With Grayscale and VanEck both holding active BNB ETF applications before the SEC, and Teucrium's leveraged XRP ETF already trading on NYSE Arca, the regulated crypto product pipeline is moving beyond Bitcoin and Ethereum , and BNB is the next major test of where the SEC draws the line on altcoin exposure.
Teucrium knows how to move fast in new regulated crypto territory. On April 8, 2025, the firm launched XXRP , the Teucrium 2x Long Daily XRP ETF , on NYSE Arca, becoming one of the first issuers to bring a leveraged altcoin exposure product to U.S. markets through the 1940 Act ETF structure. The product uses futures contracts and derivatives to deliver two times the daily price movement of XRP, and it carried a 1.85% expense ratio at launch. More importantly, it proved the regulatory pathway worked for a token beyond Bitcoin and Ethereum, setting a precedent that other asset managers have been tracking carefully ever since. BNB is next in line, and the two firms leading the charge are considerably larger than Teucrium.
VanEck was the first mover on BNB, filing an amended Form S-1 registration for its proposed spot BNB ETF , ticker VBNB, intended for Nasdaq , in May 2025. Grayscale followed on January 23, 2026, submitting its own S-1 for a spot BNB trust under the ticker GBNB, also targeting Nasdaq, with Coinbase Custody as the proposed custodian. Both filings seek to offer U.S. investors passive exposure to BNB's spot price without requiring them to hold or custody the token directly, replicating the structure of the Bitcoin and Ethereum spot ETFs that the SEC approved in January and May 2024 respectively. The parallel filings signal that both firms believe the regulatory environment under the current administration has shifted sufficiently to make BNB approval achievable , a judgment that is not without basis, given that the SEC dropped its lawsuit against Binance in February 2026 and has signaled a broader openness to digital asset market structure clarity.

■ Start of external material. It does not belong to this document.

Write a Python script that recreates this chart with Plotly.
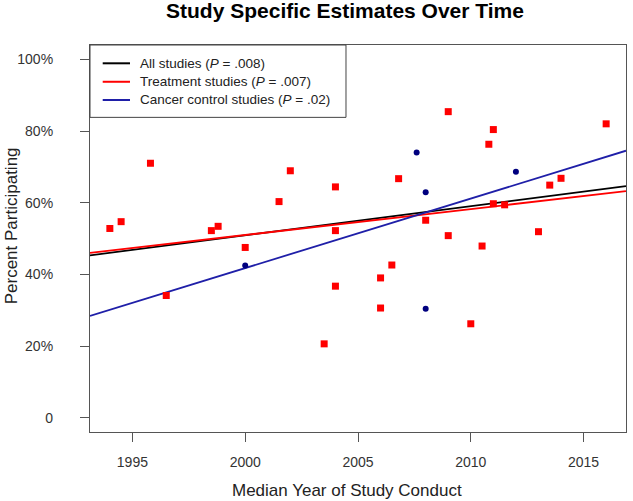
import plotly.graph_objects as go

# Treatment studies (red squares): median year, percent participating
treat_year = [1994.0, 1994.5, 1995.8, 1996.5, 1998.5, 1998.8, 2000.0, 2001.5, 2002.0,
              2003.5, 2004.0, 2004.0, 2004.0, 2006.0, 2006.0, 2006.5, 2006.8, 2008.0,
              2009.0, 2009.0, 2010.0, 2010.5, 2010.8, 2011.0, 2011.0, 2011.5, 2013.0,
              2013.5, 2014.0, 2016.0]
treat_pct = [52.8, 54.7, 71.0, 34.1, 52.2, 53.4, 47.5, 60.3, 68.9,
             20.6, 64.4, 52.2, 36.7, 39.0, 30.6, 42.6, 66.7, 55.1,
             85.4, 50.8, 26.2, 47.9, 76.3, 80.4, 59.7, 59.4, 51.9,
             64.9, 66.8, 82.0]

# Cancer control studies (blue circles)
cc_year = [2000.0, 2007.6, 2008.0, 2008.0, 2012.0]
cc_pct = [42.5, 74.0, 62.9, 30.4, 68.6]

# Fitted trend lines: value at left and right edge of the x range
x_range = [1993.12, 2016.88]
all_fit = [45.3, 64.6]
treat_fit = [46.0, 63.2]
cc_fit = [28.4, 74.5]

legend_names = ["All studies (<i>P</i> = .008)",
                "Treatment studies (<i>P</i> = .007)",
                "Cancer control studies (<i>P</i> = .02)"]
legend_colors = ["black", "#FF0000", "#1F1FA8"]

y_tickvals = [0, 20, 40, 60, 80, 100]
y_ticktext = ["0", "20%", "40%", "60%", "80%", "100%"]
x_tickvals = [1995, 2000, 2005, 2010, 2015]

FONT = "Liberation Sans, Arial"

fig = go.Figure()
for vals, col in zip([all_fit, treat_fit, cc_fit], legend_colors):
    fig.add_trace(go.Scatter(x=x_range, y=vals, mode="lines", showlegend=False,
                             line=dict(color=col, width=1.8)))
fig.add_trace(go.Scatter(x=treat_year, y=treat_pct, mode="markers", showlegend=False,
                         marker=dict(symbol="square", size=7, color="#FF0000")))
fig.add_trace(go.Scatter(x=cc_year, y=cc_pct, mode="markers", showlegend=False,
                         marker=dict(symbol="circle", size=6, color="#00007F")))

axis_common = dict(showline=True, linecolor="#555555", linewidth=1.2, mirror=True,
                   ticks="outside", ticklen=9, tickcolor="#555555", showgrid=False,
                   zeroline=False, automargin=False,
                   tickfont=dict(family=FONT, size=14, color="#333333"))

# Manual legend box (plot-domain coordinates)
shapes = [dict(type="rect", xref="paper", yref="paper", x0=0, x1=0.4776, y0=0.813, y1=1,
               line=dict(color="#444444", width=1), fillcolor="white", layer="above")]
annotations = []
rows_y = [0.9527, 0.905, 0.8579]
for name, col, ry in zip(legend_names, legend_colors, rows_y):
    shapes.append(dict(type="line", xref="paper", yref="paper", x0=0.0237, x1=0.0746,
                       y0=ry, y1=ry, line=dict(color=col, width=2), layer="above"))
    annotations.append(dict(text=name, xref="paper", yref="paper", x=0.0901, y=ry,
                            xanchor="left", yanchor="middle", showarrow=False,
                            font=dict(family=FONT, size=13.5, color="#222222")))

annotations.append(dict(text="Median Year of Study Conduct", xref="paper", yref="paper",
                        x=0.4795, y=-0.1499, xanchor="center", yanchor="middle", showarrow=False,
                        font=dict(family=FONT, size=17, color="#222222")))
annotations.append(dict(text="Percent Participating", xref="paper", yref="paper",
                        x=-0.147, y=0.532, xanchor="center", yanchor="middle", showarrow=False,
                        textangle=-90, font=dict(family=FONT, size=17, color="#222222")))

fig.update_layout(
    width=633, height=501,
    margin=dict(l=90, r=7, t=45, b=69),
    paper_bgcolor="white", plot_bgcolor="white",
    title=dict(text="<b>Study Specific Estimates Over Time</b>", x=0.545, xanchor="center",
               y=0.978, yanchor="middle",
               font=dict(family=FONT, size=21, color="black")),
    xaxis=dict(range=x_range, tickvals=x_tickvals, ticklabelstandoff=8, **axis_common),
    yaxis=dict(range=[-4, 104], tickvals=y_tickvals, ticktext=y_ticktext,
               ticklabelstandoff=24, **axis_common),
    shapes=shapes,
    annotations=annotations,
    showlegend=False,
)

fig.write_html("out.html", config={"displayModeBar": False},
               post_script="document.body.style.margin='0';document.body.style.padding='0';")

The open question is whether BNB specifically clears the SEC's emerging framework for which tokens qualify for spot ETF approval. Bitcoin and Ethereum had the benefit of the CFTC's classification as commodities, which provided a regulatory hook for the Commission to approve spot products referencing CME futures markets. BNB has no equivalent CME futures market, which means the approval pathway would need to rely on different surveillance-sharing agreements and market manipulation prevention frameworks. The SEC's September 2025 streamlined process for commodity-based crypto ETFs may accommodate BNB, but the Commission has not indicated a timeline for either the Grayscale or VanEck applications, and industry observers note that BNB's close association with Binance , the world's largest cryptocurrency exchange, which itself has been under regulatory scrutiny , creates a distinctive set of considerations that Bitcoin and Ethereum approval did not involve.
\h2>The Market That Would Open
BNB is the fourth-largest cryptocurrency by market capitalization and the native token of BNB Smart Chain, one of the most actively used EVM-compatible blockchains outside Ethereum. It powers transaction fee payments across the Binance ecosystem, is used for token launches on BNB Chain's launchpad infrastructure, and underpins a DeFi ecosystem with tens of billions in total value locked. An approved spot BNB ETF would not just give institutional investors price exposure , it would legitimize BNB as an asset class within traditional portfolio allocation frameworks, the same re-rating effect that dramatically expanded Bitcoin and Ethereum's institutional investor base following their respective ETF approvals.
Analysts at AInvest have estimated that ETF-related inflows could unlock $2 billion to $5 billion in institutional capital for BNB, directly boosting demand and on-chain liquidity. That estimate mirrors the early months of the Bitcoin spot ETF, which saw approximately $12 billion in net inflows in its first 90 days. Whether BNB would replicate that trajectory depends on how much institutional demand exists specifically for BNB exposure, as opposed to broader crypto allocation through Bitcoin and Ethereum products that are already approved and trading. BNB's price did not rally meaningfully on either the VanEck or Grayscale filing news, a notable contrast with the anticipatory price appreciation that preceded Bitcoin ETF approval, suggesting the market has priced the approval as possible but uncertain rather than inevitable.
What Teucrium's XRP Playbook Shows
The XXRP precedent matters for the BNB conversation in a specific way. Teucrium's leveraged XRP product launched under the 1940 Act framework using futures and derivatives exposure, not spot holdings , a structure the SEC has historically been more comfortable with than spot products because it does not require the Commission to directly validate the underlying token market's integrity. If the Grayscale and VanEck spot applications face prolonged delays, there is a clear precedent for a leveraged or futures-based BNB product reaching market first through the same mechanism. Teucrium's leveraged ETF lineup , currently corn, wheat, and XRP , is built for exactly this kind of extension, and the firm's willingness to move quickly in regulated altcoin territory makes it a natural candidate to bring a leveraged BNB product to NYSE Arca if the spot route remains blocked. The race to be first with regulated BNB exposure in the U.S. has more than two participants, and some of them have already proven they know the faster road.